By Deborah Mary Sophia
(Reuters) -Tapestry Inc raised its annual profit forecast on Thursday, betting that price increases and strong demand for its Coach handbags would shield it from a wider slowdown in U.S. luxury purchases.
Shares of the company shot up 9% in premarket trade as it also surpassed Wall Street targets for third-quarter results, with a 20% jump in revenue from China pointing to a sharp demand rebound from lockdowns.
The company’s gross margin also improved to 72.8% from 69.9% last year.
“It’s almost outstanding, when you think about what a lot of others are saying in retail right now,” Edward Jones analyst Brian Yarbrough said, adding that investors were more nervous about a potential earnings miss and lowered outlook instead.
Fashion houses ranging from LVMH to Gucci owner Kering have reported a slowdown in U.S. demand as consumers paused a post-pandemic splurge on leather goods and jewelry.
U.S. luxury spending in March declined to the lowest monthly rate in nearly three years, credit card data from Citi showed last month.

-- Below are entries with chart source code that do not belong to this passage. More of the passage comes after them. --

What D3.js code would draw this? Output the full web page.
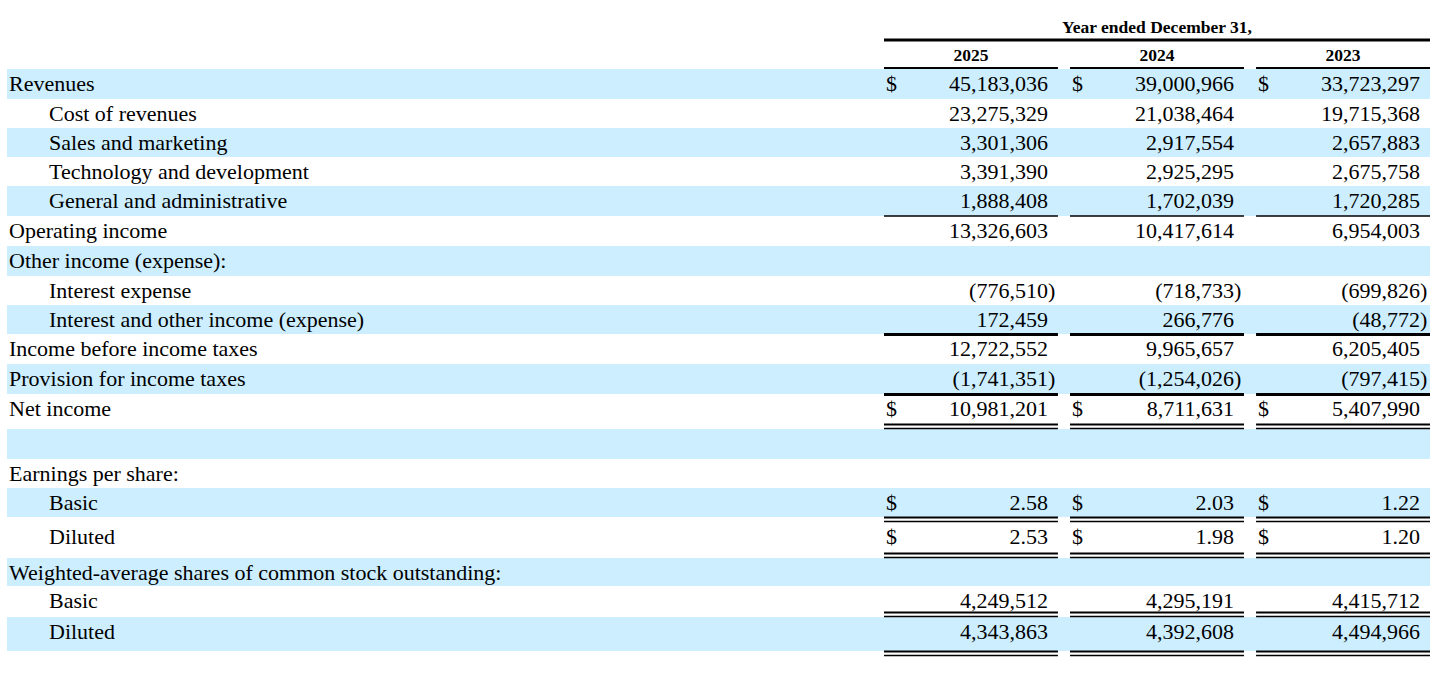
<!DOCTYPE html>
<html>
<head>
<meta charset="utf-8">
<script src="https://cdn.jsdelivr.net/npm/d3@7"></script>
<style>
  body { margin: 0; background: #fff; }
  svg text { font-family: "Liberation Serif", "Times New Roman", serif; fill: #000; }
</style>
</head>
<body>
<div id="statement"></div>
<script>
// Data
const headerTitle = "Year ended December 31,";
const years = ["2025", "2024", "2023"];

const rowLabels = [
    "Revenues",
    "Cost of revenues",
    "Sales and marketing",
    "Technology and development",
    "General and administrative",
    "Operating income",
    "Other income (expense):",
    "Interest expense",
    "Interest and other income (expense)",
    "Income before income taxes",
    "Provision for income taxes",
    "Net income",
    "",
    "Earnings per share:",
    "Basic",
    "Diluted",
    "Weighted-average shares of common stock outstanding:",
    "Basic",
    "Diluted"
];
// 0 = top level, 1 = indented line item
const labelLevel = [0, 1, 1, 1, 1, 0, 0, 1, 1, 0, 0, 0, 0, 0, 1, 1, 0, 1, 1];

const values2025 = [45183036, 23275329, 3301306, 3391390, 1888408, 13326603, null, -776510, 172459, 12722552, -1741351, 10981201, null, null, 2.58, 2.53, null, 4249512, 4343863];
const values2024 = [39000966, 21038464, 2917554, 2925295, 1702039, 10417614, null, -718733, 266776, 9965657, -1254026, 8711631, null, null, 2.03, 1.98, null, 4295191, 4392608];
const values2023 = [33723297, 19715368, 2657883, 2675758, 1720285, 6954003, null, -699826, -48772, 6205405, -797415, 5407990, null, null, 1.22, 1.20, null, 4415712, 4494966];

const currencyRows = [0, 11, 14, 15];   // rows with a $ sign
const perShareRows = [14, 15];          // two decimals

// Layout (row heights and rule under each row)
const rowHeights = [30, 29, 29, 29, 30, 30, 30, 29, 29, 30, 30, 35, 30, 29, 34, 36, 28, 31, 39];
const rowRules = ["", "", "", "", "single", "", "", "", "thick", "", "thick", "double", "", "", "double", "double", "", "double", "double"];

const width = 1456, height = 690;
const tableTop = 69;
const fontSize = 22;
const blue = "#cceeff";

const valuesByYear = { "2025": values2025, "2024": values2024, "2023": values2023 };

let acc = tableTop;
const rows = rowLabels.map((label, i) => {
    const top = acc;
    acc += rowHeights[i];
    return { i, label, level: labelLevel[i], top, h: rowHeights[i], rule: rowRules[i] };
});

const x = d3.scaleBand()
    .domain(years)
    .range([884, 1430])
    .paddingInner(0.065);

const fmtInt = d3.format(",");
const fmtEps = d3.format(".2f");
function fmt(v, i) {
    const f = perShareRows.includes(i) ? fmtEps : fmtInt;
    return v < 0 ? "(" + f(-v) + ")" : f(v);
}

const svg = d3.select("#statement")
    .append("svg")
    .attr("width", width)
    .attr("height", height);

// Shaded bands
svg.selectAll(".band")
    .data(rows.filter(r => r.i % 2 === 0))
    .enter().append("rect")
    .attr("class", "band")
    .attr("x", 7)
    .attr("y", r => r.top)
    .attr("width", 1430 - 7)
    .attr("height", r => r.rule === "double" ? r.h - 5 : r.h)
    .attr("fill", blue);

// Header
svg.append("text")
    .attr("x", (x.range()[0] + x.range()[1]) / 2)
    .attr("y", 33)
    .attr("text-anchor", "middle")
    .style("font-size", "17.5px")
    .style("font-weight", "bold")
    .text(headerTitle);

svg.append("line")
    .attr("x1", x.range()[0]).attr("x2", x.range()[1])
    .attr("y1", 40).attr("y2", 40)
    .attr("stroke", "#000").attr("stroke-width", 3);

svg.selectAll(".year")
    .data(years)
    .enter().append("text")
    .attr("class", "year")
    .attr("x", d => x(d) + x.bandwidth() / 2)
    .attr("y", 61)
    .attr("text-anchor", "middle")
    .style("font-size", "17.5px")
    .style("font-weight", "bold")
    .text(d => d);

svg.selectAll(".yearRule")
    .data(years)
    .enter().append("line")
    .attr("class", "yearRule")
    .attr("x1", d => x(d)).attr("x2", d => x(d) + x.bandwidth())
    .attr("y1", 68).attr("y2", 68)
    .attr("stroke", "#000").attr("stroke-width", 2);

// Row labels
svg.selectAll(".label")
    .data(rows)
    .enter().append("text")
    .attr("class", "label")
    .attr("x", r => 9 + r.level * 40)
    .attr("y", r => r.top + 21.5)
    .style("font-size", fontSize + "px")
    .text(r => r.label);

// Values and $ signs
const parenW = 0.333 * fontSize;
years.forEach(year => {
    const vals = valuesByYear[year];
    const cells = rows.filter(r => vals[r.i] !== null);
    const g = svg.append("g").attr("class", "col-" + year);

    g.selectAll(".val")
        .data(cells)
        .enter().append("text")
        .attr("class", "val")
        .attr("x", r => x(year) + x.bandwidth() - 10 + (vals[r.i] < 0 ? parenW : 0))
        .attr("y", r => r.top + 21.5)
        .attr("text-anchor", "end")
        .style("font-size", fontSize + "px")
        .text(r => fmt(vals[r.i], r.i));

    g.selectAll(".cur")
        .data(cells.filter(r => currencyRows.includes(r.i)))
        .enter().append("text")
        .attr("class", "cur")
        .attr("x", x(year) + 2)
        .attr("y", r => r.top + 21.5)
        .style("font-size", fontSize + "px")
        .text("$");

    // Rules under rows
    const ruled = rows.filter(r => r.rule !== "");
    ruled.forEach(r => {
        const bottom = r.top + r.h;
        let lines = [];
        if (r.rule === "single") lines = [{ y: bottom, w: 1.6 }];
        if (r.rule === "thick") lines = [{ y: bottom + 0.5, w: 3 }];
        if (r.rule === "double") lines = [{ y: bottom - 4.5, w: 2 }, { y: bottom - 0.5, w: 1.5 }];
        g.selectAll(null)
            .data(lines)
            .enter().append("line")
            .attr("x1", x(year)).attr("x2", x(year) + x.bandwidth())
            .attr("y1", d => d.y).attr("y2", d => d.y)
            .attr("stroke", "#000")
            .attr("stroke-width", d => d.w);
    });
});
</script>
</body>
</html>
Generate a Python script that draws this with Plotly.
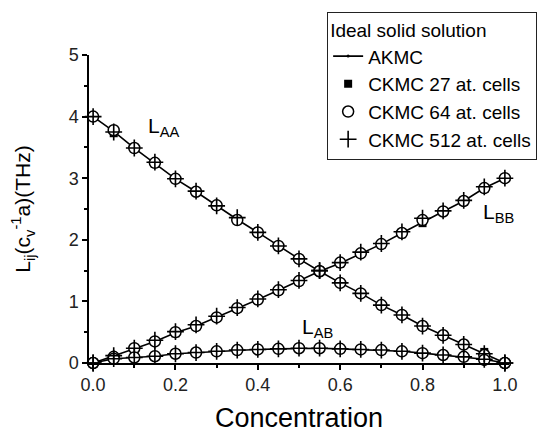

However, Tapestry’s Coach handbags – which typically sell for less than $1,000 – have attracted more Gen Z and millennial consumers with collections such as Tabby and Willow, with the brand’s sales jumping 7%.
It also tightened inventories significantly, ending the third quarter with levels just 2% above last year, compared with a 30% jump at the end of the prior quarter.
While lower product stocks could raise the risk of missing out on strong demand, Yarbrough said Tapestry is now in good shape and would much rather stay put than sit on bloated inventories.
Tapestry now expects fiscal 2023 earnings per share of $3.85 to $3.90, compared with $3.70 to $3.75 estimated earlier. It forecast annual revenue would approach $6.7 billion, from previous estimates of about $6.6 billion.
Profit of 78 cents per share beat expectations of 59 cents.